▸ Exercise instructions
Every line containing the word "page" needs to be found and copied.

▸ Supplied data
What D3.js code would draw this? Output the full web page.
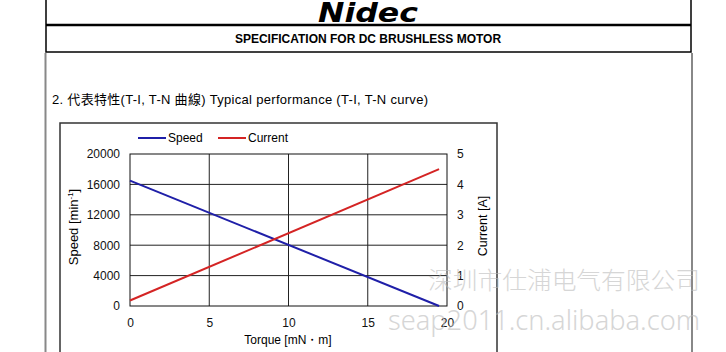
<!DOCTYPE html>
<html>
<head>
<meta charset="utf-8">
<script src="https://cdn.jsdelivr.net/npm/d3@7"></script>
<style>
body { margin: 0; background: #fff; }
svg { display: block; font-family: Arial, "Liberation Sans", sans-serif; }
.axis path, .axis line { display: none; }
.axis text { font-size: 12px; fill: #111; }
</style>
</head>
<body>
<div id="chart"></div>
<script>
// data
const torque = [0, 19.5]
const speed = [16500, 0]
const current = [0.18, 4.5]

const xTicks = [0, 5, 10, 15, 20]
const speedTicks = [0, 4000, 8000, 12000, 16000, 20000]
const currentTicks = [0, 1, 2, 3, 4, 5]

const W = 726, H = 352
const plot = { left: 130, right: 447, top: 154, bottom: 306 }

const svg = d3.select('#chart').append('svg')
    .attr('width', W)
    .attr('height', H)

// page frame
svg.append('rect').attr('x', 46).attr('y', -2).attr('width', 645).attr('height', 54)
    .attr('fill', 'none').attr('stroke', '#000').attr('stroke-width', 1.5)
svg.append('line').attr('x1', 46).attr('x2', 691).attr('y1', 25).attr('y2', 25)
    .attr('stroke', '#000').attr('stroke-width', 2.5)
svg.append('line').attr('x1', 45.5).attr('x2', 45.5).attr('y1', 53).attr('y2', H)
    .attr('stroke', '#888').attr('stroke-width', 2)
svg.append('line').attr('x1', 692).attr('x2', 692).attr('y1', 53).attr('y2', H)
    .attr('stroke', '#888').attr('stroke-width', 2)

svg.append('text')
    .attr('x', 318).attr('y', 22)
    .attr('textLength', 100).attr('lengthAdjust', 'spacingAndGlyphs')
    .style('font-size', '27px').style('font-weight', 900).style('font-style', 'italic')
    .style('font-family', '"DejaVu Sans", Arial, sans-serif')
    .text('Nidec')

svg.append('text')
    .attr('x', 368).attr('y', 43)
    .attr('text-anchor', 'middle')
    .style('font-size', '12px').style('font-weight', 'bold')
    .text('SPECIFICATION FOR DC BRUSHLESS MOTOR')

svg.append('text')
    .attr('x', 52).attr('y', 104)
    .attr('textLength', 376).attr('lengthAdjust', 'spacing')
    .style('font-size', '13px')
    .style('font-family', 'Arial, "Liberation Sans", "Noto Sans CJK TC", sans-serif')
    .text('2. 代表特性(T-I, T-N 曲線) Typical performance (T-I, T-N curve)')

// chart box
svg.append('rect').attr('x', 60).attr('y', 123).attr('width', 437).attr('height', 240)
    .attr('fill', '#fff').attr('stroke', '#333').attr('stroke-width', 1.5)

const x = d3.scaleLinear().domain([0, 20]).range([plot.left, plot.right])
const yL = d3.scaleLinear().domain([0, 20000]).range([plot.bottom, plot.top])
const yR = d3.scaleLinear().domain([0, 5]).range([plot.bottom, plot.top])

const g = svg.append('g')

// grid
g.selectAll('.vgrid').data(xTicks.slice(1, -1)).enter().append('line')
    .attr('x1', d => x(d)).attr('x2', d => x(d))
    .attr('y1', plot.top).attr('y2', plot.bottom)
    .attr('stroke', '#222').attr('stroke-width', 1)
g.selectAll('.hgrid').data(speedTicks.slice(1, -1)).enter().append('line')
    .attr('x1', plot.left).attr('x2', plot.right)
    .attr('y1', d => yL(d)).attr('y2', d => yL(d))
    .attr('stroke', '#222').attr('stroke-width', 1)
g.append('rect')
    .attr('x', plot.left).attr('y', plot.top)
    .attr('width', plot.right - plot.left).attr('height', plot.bottom - plot.top)
    .attr('fill', 'none').attr('stroke', '#111').attr('stroke-width', 1)

// axes
svg.append('g').attr('class', 'axis')
    .attr('transform', `translate(0,${plot.bottom + 10})`)
    .call(d3.axisBottom(x).tickValues(xTicks).tickFormat(d3.format('d')).tickSize(0).tickPadding(2))
svg.append('g').attr('class', 'axis')
    .attr('transform', `translate(${plot.left - 10},0)`)
    .call(d3.axisLeft(yL).tickValues(speedTicks).tickFormat(d3.format('d')).tickSize(0).tickPadding(0))
svg.append('g').attr('class', 'axis')
    .attr('transform', `translate(${plot.right + 10},0)`)
    .call(d3.axisRight(yR).tickValues(currentTicks).tickFormat(d3.format('d')).tickSize(0).tickPadding(0))

// axis titles
const sp = svg.append('text')
    .attr('transform', 'translate(78,227) rotate(-90)')
    .attr('text-anchor', 'middle')
    .style('font-size', '13px')
sp.append('tspan').text('Speed [min')
sp.append('tspan').attr('dy', -5).style('font-size', '8px').text('-1')
sp.append('tspan').attr('dy', 5).text(']')

svg.append('text')
    .attr('transform', 'translate(487,226) rotate(-90)')
    .attr('text-anchor', 'middle')
    .style('font-size', '12.5px')
    .text('Current [A]')

svg.append('text')
    .attr('x', 288).attr('y', 344)
    .attr('text-anchor', 'middle')
    .style('font-size', '12px')
    .text('Torque [mN・m]')

// series
const speedData = torque.map((t, i) => ({ t, v: speed[i] }))
const currentData = torque.map((t, i) => ({ t, v: current[i] }))

g.append('path').datum(speedData)
    .attr('d', d3.line().x(d => x(d.t)).y(d => yL(d.v)))
    .attr('fill', 'none').attr('stroke', '#1f1fa8').attr('stroke-width', 2)
g.append('path').datum(currentData)
    .attr('d', d3.line().x(d => x(d.t)).y(d => yR(d.v)))
    .attr('fill', 'none').attr('stroke', '#d42424').attr('stroke-width', 2)

// legend
const legendItems = [
    { name: 'Speed', color: '#1f1fa8', x: 138 },
    { name: 'Current', color: '#d42424', x: 218 }
]
const legend = svg.selectAll('.legend').data(legendItems).enter().append('g')
    .attr('transform', d => `translate(${d.x},138)`)
legend.append('line').attr('x1', 0).attr('x2', 28)
    .attr('stroke', d => d.color).attr('stroke-width', 2)
legend.append('text').attr('x', 30).attr('dy', '0.35em')
    .style('font-size', '12px').text(d => d.name)

// watermark
svg.append('text')
    .attr('x', 428).attr('y', 289)
    .attr('textLength', 272).attr('lengthAdjust', 'spacingAndGlyphs')
    .style('font-size', '24px').style('fill', '#bbb').style('opacity', 0.6)
    .style('font-family', '"Noto Sans CJK SC", sans-serif').style('font-weight', 300)
    .text('深圳市仕浦电气有限公司')
svg.append('text')
    .attr('x', 388).attr('y', 330)
    .attr('textLength', 312).attr('lengthAdjust', 'spacingAndGlyphs')
    .style('font-size', '28px').style('fill', '#bbb').style('opacity', 0.6)
    .style('font-family', '"Noto Sans", sans-serif').style('font-weight', 300)
    .text('seap2011.cn.alibaba.com')
</script>
</body>
</html>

▸ Expected output
What D3.js code would draw this? Output the full web page.
// page frame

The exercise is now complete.